Day Thirteen: Vinyl and Tarot Revisited

I got postcards from Mom and LeisureLee today, and Leisure Lee asked if there were any Indian casinos in Massachusetts. Nope. Notta one. It looks like there is a constant hope of building one, but it's been in the works and rather hopeless for years. That's OK with me. There are two in Connecticut, though: Mashantucket and Uncasville. I love the names out here. It never occurred to me that there would be no Santa or San Somethings because that's a California thing.

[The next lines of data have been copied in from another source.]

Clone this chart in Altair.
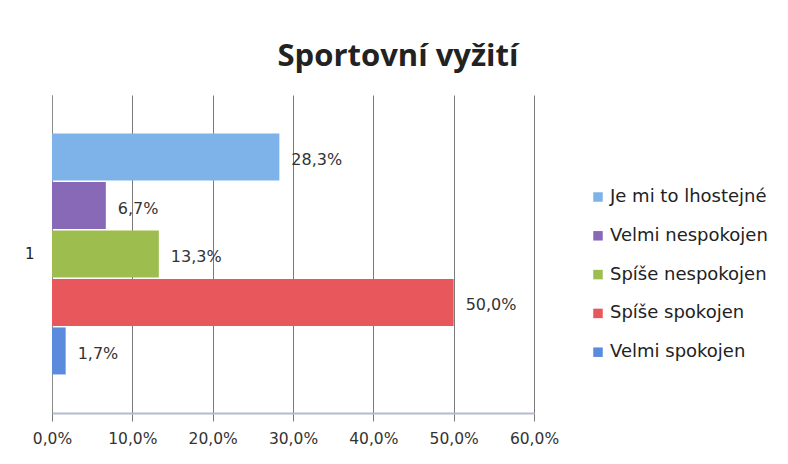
import altair as alt
import pandas as pd

categories = ["Je mi to lhostejné", "Velmi nespokojen", "Spíše nespokojen", "Spíše spokojen", "Velmi spokojen"]
values = [0.283, 0.067, 0.133, 0.500, 0.017]
groups = ["1", "1", "1", "1", "1"]
colors = ["#7DB3E8", "#8869B8", "#9DBE4F", "#E8575C", "#5A8BDC"]
ticks = [0.0, 0.1, 0.2, 0.3, 0.4, 0.5, 0.6]

df = pd.DataFrame({"group": groups, "series": categories, "value": values})

FONT = "DejaVu Sans"
TFONT = "Open Sans"

base = alt.Chart(df).transform_calculate(
    label="replace(format(datum.value, '.1%'), '.', ',')"
).encode(
    y=alt.Y("group:N", title=None,
            scale=alt.Scale(paddingOuter=0.16, paddingInner=0),
            axis=alt.Axis(ticks=False, labelPadding=18, labelFontSize=15, labelFont=FONT,
                          labelColor="#222", domainColor="#8a8a8a", labelAngle=0)),
    yOffset=alt.YOffset("series:N", sort=categories, scale=alt.Scale(paddingInner=0.03)),
    x=alt.X("value:Q", title=None,
            scale=alt.Scale(domain=[0, 0.6], nice=False),
            axis=alt.Axis(values=ticks, labelExpr="replace(format(datum.value, '.1%'), '.', ',')",
                          labelFlush=False,
                          grid=True, gridColor="#7a7a7a", gridWidth=1,
                          domainColor="#b4bccb", domainWidth=2, tickColor="#7a7a7a", tickSize=8,
                          labelFontSize=15.5, labelFont=FONT, labelColor="#333", labelPadding=10)),
)

bars = base.mark_bar().encode(
    color=alt.Color("series:N", sort=categories,
                    scale=alt.Scale(domain=categories, range=colors),
                    legend=alt.Legend(title=None, orient="none", legendX=537, legendY=93,
                                      symbolType="square", symbolSize=90, symbolStrokeWidth=0,
                                      labelFontSize=18, labelFont=FONT, labelColor="#222",
                                      rowPadding=20.8, labelOffset=3))
)

text = base.mark_text(align="left", baseline="middle", dx=12, dy=3, fontSize=16, font=FONT, color="#333").encode(
    text="label:N"
)

chart = (bars + text).properties(
    width=482, height=318,
    title=alt.TitleParams("Sportovní vyžití", font=TFONT, fontSize=31, fontWeight="bold",
                          color="#222", anchor="middle", dx=105, offset=22),
    autosize=alt.AutoSizeParams(type="none"),
    padding={"left": 44, "top": 87, "right": 246, "bottom": 40},
).configure_view(stroke=None)

chart.save("out.html", embed_options={"renderer": "svg", "actions": False})
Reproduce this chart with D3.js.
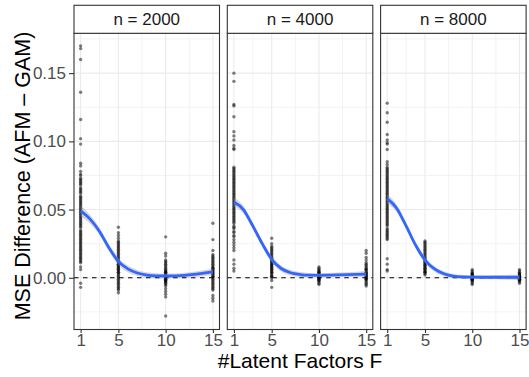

I'm not crazy about the Indian casinos. My dad used to be in charge of filling the new casinos with games (or at least I think that's what he did; his employment was always something of a mystery and a bit shady). It always seemed like things never turned out as well, financially, for the tribe as they did for the non-tribal investors. Plus, people were always shooting at each other by the time Dad moved on to the next casino.

Speaking of my dad, I've been thinking about what that tarot card reader told me, and I think she was predicting my past instead of my future. I guess that's not a prediction, is it? More of a psychic re-telling.

Just before I went to see her, Buckaroo and I were wandering around a scary junk store in Gardner, and I stumbled (really, physically) on piles and piles of vinyl 45s. I was suddenly six years old again and in my dad's work. Back then his job was fixing juke boxes, pinball machines, video games, and the place where he worked had a distinct smell: bars and machines and sweat. There were gutted games everywhere and so many vinyl records. I loved to go through them and try to find songs I knew. I never did, though. It was always bad country music.

I had to resist the temptation to go through the records in the junk store. I don't even own a record player, but I wanted them because I felt close to him, like he was working around the corner. I was starting to blubber, and Buckaroo was squirming, so we blinkingly stepped back out into the bright light of the sidewalk festival, and that's where we saw Doula Mom and family. She led the way to the tarot cards.

So, it was with that energy surrounding me that Roseanne read my cards, and the reading that she gave me (see below) fit perfectly into my past: Three years ago I wasn't speaking to my dad, but we did eventually work through it, and then I got preggie, and my dad was so excited and called me all the time to talk about it. Plus, the major crossroads: Whether or not we moved to New England. There you have it.

Ah, it's all a lot of rubbish anyway, right?

Now, you're probably wondering about the above photo? Buckaroo and I had dinner (turns out Buckaroo is a fan of zucchini, yay!), ice cream, and a walk with our FMF today, and we passed wild concord grape vines. It looked more like a tree, really, and at first I didn't realize they were grapes because they're so big, but they're not translucent at all. They looked solid like green marbles. I was told that they get bigger and purpler in the fall. Our FMF didn't see what the big deal was.
Also, the blackberries out here are tiny dots, but I don't have a photo of those.